Теперь он потянулся к ящику стола и достал пачку писем. Ему надо, необходимо было хотя бы просмотреть их, чтобы еще раз убедиться в прочности своего мира и как бы соизмерить его с тем, из которого пришел Козлов.

Ребята, с которыми он служил, писали часто. Особенно Сашка Головня. Письма были из Набережных Челнов — Головня уехал туда сразу же после службы. И в каждом непременная строчка: «Приезжай хотя бы посмотреть, как у нас». Он ничего не писал о Зойке. Она писала сама. Видимо, оберегая его, ни словом ни упоминала о Сашке. Но Володька-то знал, что они встречаются. Конечно, встречаются — иначе зачем было Сашке, как головой в омут, кинуться сразу в эти Набережные Челны, на строительство КамАЗа? Зойка писала о работе, о красавице Каме и тоже приглашала приехать, посмотреть…

Сырцов — тот был немногословен. Опять работает на лесоповале. Сестренка растет. Недавно к лесорубам выкатился медведь-шатун, еле отбились. К счастью, никто не пострадал…

Леня Басов писал мелким, как бисер, почерком.

«Опять вожусь со своей группой. Может, тебе не интересно про удои, но молочко, небось, пить любишь… Вообще-то трудно. В нашем ветеринарном техникуме порядки крепкие, там не смотрят, что ты еще и работаешь, требуют знаний».

Тут же несколько писем от Эриха. Вот тебе и молчун!

Да, все у ребят прямо, все правильно. Володька перебирал эти письма, и постепенно странное чувство непонимания начало проходить. В конце концов, Матвей теперь вернулся в настоящий мир, подумал он, и все плохое у него, действительно, позади. Разве от того, что было в его жизни, он перестал быть человеком? А может быть, как раз наоборот — может быть, в Козлове как раз и начинается ныне настоящий человек. Вот и относись к этому соответственно.

4.

Самые сложные сварные работы начальник участка обычно поручал двоим — Бабкину и Панчихину.

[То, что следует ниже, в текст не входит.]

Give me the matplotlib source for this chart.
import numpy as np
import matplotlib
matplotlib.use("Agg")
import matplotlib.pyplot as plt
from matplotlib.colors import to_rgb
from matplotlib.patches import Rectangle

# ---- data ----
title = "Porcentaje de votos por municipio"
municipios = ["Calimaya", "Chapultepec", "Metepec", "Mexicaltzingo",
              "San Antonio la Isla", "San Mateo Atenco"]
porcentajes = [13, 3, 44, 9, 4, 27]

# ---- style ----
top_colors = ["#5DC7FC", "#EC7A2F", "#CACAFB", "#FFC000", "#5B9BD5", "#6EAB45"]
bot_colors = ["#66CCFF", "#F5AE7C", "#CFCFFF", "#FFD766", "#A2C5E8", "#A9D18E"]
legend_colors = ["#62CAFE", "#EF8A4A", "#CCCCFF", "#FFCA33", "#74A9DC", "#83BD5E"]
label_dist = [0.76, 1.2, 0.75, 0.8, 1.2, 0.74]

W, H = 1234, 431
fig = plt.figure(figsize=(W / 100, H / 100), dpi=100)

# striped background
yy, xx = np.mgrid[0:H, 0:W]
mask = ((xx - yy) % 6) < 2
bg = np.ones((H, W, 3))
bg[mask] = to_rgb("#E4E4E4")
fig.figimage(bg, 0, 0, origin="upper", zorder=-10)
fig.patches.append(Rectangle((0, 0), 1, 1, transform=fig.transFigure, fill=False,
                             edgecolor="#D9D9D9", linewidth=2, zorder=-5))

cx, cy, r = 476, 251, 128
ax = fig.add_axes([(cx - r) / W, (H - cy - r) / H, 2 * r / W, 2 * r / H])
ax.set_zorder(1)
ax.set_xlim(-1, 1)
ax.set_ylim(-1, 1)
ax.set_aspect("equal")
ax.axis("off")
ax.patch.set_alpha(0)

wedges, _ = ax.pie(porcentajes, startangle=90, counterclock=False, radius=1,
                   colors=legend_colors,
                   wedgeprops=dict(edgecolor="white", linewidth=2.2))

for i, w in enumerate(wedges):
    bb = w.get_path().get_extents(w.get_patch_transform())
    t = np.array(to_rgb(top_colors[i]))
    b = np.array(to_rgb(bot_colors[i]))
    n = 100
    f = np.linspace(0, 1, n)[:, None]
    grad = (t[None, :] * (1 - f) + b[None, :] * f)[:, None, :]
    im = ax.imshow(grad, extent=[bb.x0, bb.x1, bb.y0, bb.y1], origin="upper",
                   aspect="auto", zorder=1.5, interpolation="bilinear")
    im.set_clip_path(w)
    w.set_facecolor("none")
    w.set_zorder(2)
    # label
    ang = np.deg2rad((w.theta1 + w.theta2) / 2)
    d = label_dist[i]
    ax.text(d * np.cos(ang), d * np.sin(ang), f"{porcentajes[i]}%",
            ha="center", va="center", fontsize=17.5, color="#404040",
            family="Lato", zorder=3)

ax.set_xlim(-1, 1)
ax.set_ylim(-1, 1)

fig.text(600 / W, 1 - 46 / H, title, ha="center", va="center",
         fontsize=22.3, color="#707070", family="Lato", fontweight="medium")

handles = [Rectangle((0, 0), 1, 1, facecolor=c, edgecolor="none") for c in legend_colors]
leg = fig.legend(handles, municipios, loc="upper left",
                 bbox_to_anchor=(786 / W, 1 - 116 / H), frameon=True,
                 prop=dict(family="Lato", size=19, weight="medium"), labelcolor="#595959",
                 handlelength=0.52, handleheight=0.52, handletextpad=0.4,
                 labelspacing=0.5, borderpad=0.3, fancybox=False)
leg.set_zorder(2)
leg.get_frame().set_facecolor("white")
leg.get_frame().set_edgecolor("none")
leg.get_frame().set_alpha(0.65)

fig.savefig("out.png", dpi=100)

В цехе их звали корифеями. Еще бы! У обоих — шестые разряды, выше некуда, и если приходилось варить «вертикалку», делать потолочную сварку, первыми назывались Бабкин или Панчихин. Никто лучше их не умел варить «на плотность»; у того и другого были удостоверения котлонадзора, разрешающие сварку котлов. И еще удостоверения госгортехнадзора, по которым оба имели право работать над грузоподъемными сооружениями. Одним словом, корифеи.

Они работали сами по себе: никто не помнил, чтобы на их деталях появлялась «меловка» БТК — «переварить» или «зачистить»; оба одновременно получили по «Знаку Почета» за восьмую пятилетку. Но на этом вся их схожесть и кончалась.

Бабкин был холост, вздыхал по Шурочке, а до этого по нормировщице Гусевой, а до этого по методистке Дома культуры, и все всегда знали об его очередном увлечении. Кто-то из местных острословов придумал ему кличку — Бабкин-Девкин, и был случай, о котором несколько лет на заводе вспоминали с восторгом. Когда в восемнадцатом цехе, где прежде работал Бабкин, появился новый начальник цеха, было решено провести рабочее собрание. Выступил на нем и новый начальник. «У нас есть замечательные кадры, — говорил он, — такие, как кузнец Алешин, мастер Невский, сварщики Савдунин и Бабкин-Девкин…» Цех стонал, ревел, люди валились друг на друга, изнемогали от хохота, вытирали слезы — и только одни начальник цеха не понимал, в чем дело… А дело было в том, что председатель цехкома, с которым новый беседовал накануне, по привычке назвал Бабкина вместе с этой приставкой.

Бабкину было под сорок. Когда-то он мечтал стать музыкантом — и не стал, но любовь к музыке сохранилась, и каждый вечер он шел в заводской Дом культуры, к своей виолончели. Он был лауреатом всяческих конкурсов самодеятельности, о нем писали газеты, и не то в «Огоньке», не то еще в каком-то журнале были опубликованы два снимка: Бабкин в робе, со щитком, а рядом — он же, в черном костюме и с галстуком-бабочкой водит смычком по струнам.